Dans le détail encore, d’un point de vue politique, la radicalité est davantage revendiquée à droite qu’à gauche. 45% des répondants qui se positionnent très à gauche sur l’échelle gauche droite (note de 0-1) se classent comme des radicaux, contre 81% de ceux qui se positionnent à l’extrême droite (note 9-10). Lorsque l’on analyse les intentions de vote d’aujourd’hui, cette étiquette est revendiquée par 35% des électeurs potentiels de Jean-Luc Mélenchon, 56% de ceux de Marine Le Pen et 67% de ceux d’Éric Zemmour. Là encore, c’est donc davantage un phénomène de droitisation et d’extrémisation, notamment à droite, qui porte la radicalité qu’un phénomène de radicalisation au sens de volonté de rupture.
Les Français veulent-ils des réformes ou une rupture ?
Autre manière de documenter la même problématique, les Français interrogés devaient choisir entre un « changement de modèle de société », des « réformes profondes » et des réformes « à la marge ».

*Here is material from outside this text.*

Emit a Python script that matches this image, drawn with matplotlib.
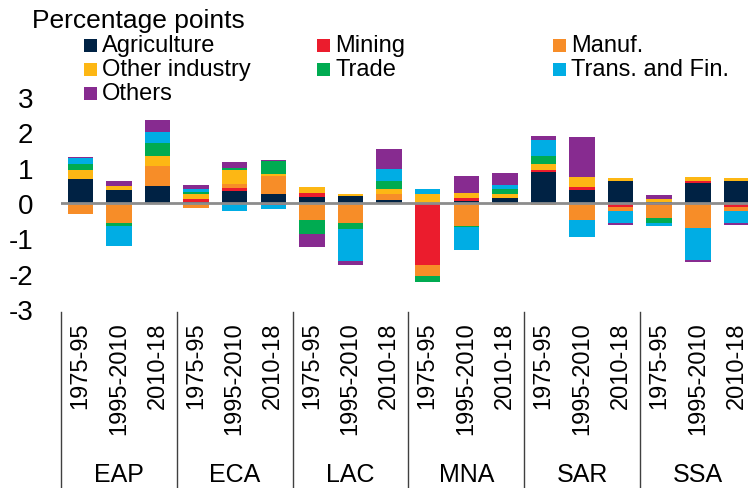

Si les tenants du statu quo n’ont qu’un poids marginal (7%), le plus instructif est que, là encore, la réforme (57%) l’emporte sur la rupture (35%).
Mais les tenants de la rupture ne sont pas exactement les mêmes que les tenants de la radicalité : alors que la droite se revendiquait plus radicale, c’est la gauche qui souhaite davantage la rupture sur le modèle de société. Tel est le choix de 60% de ceux qui se positionnent à l’extrême-gauche (0-1) contre 43% de ceux qui se positionnent à l’extrême-droite (9-10). Tel est le choix également de 58% des électeurs potentiels de Jean-Luc Mélenchon contre 40% de ceux d’Éric Zemmour et 42% de ceux de Marine Le Pen.
Dans un pays fatigué par seize mois de pandémie et qui n’est plus en colère comme il l’était en 2018, a fortiori quand le pouvoir en place ne fait plus de réformes importantes et clivantes, la logique profonde de l’opinion n’est pas d’aller vers toujours plus de radicalité, contrairement à la doxa ambiante. Cela ne veut nullement dire que le pays est apaisé ; il est au contraire mécontent et demande des réformes profondes, dans des directions parfois diamétralement opposées, entre volonté de rupture et volonté de retour à un ordre d’antan.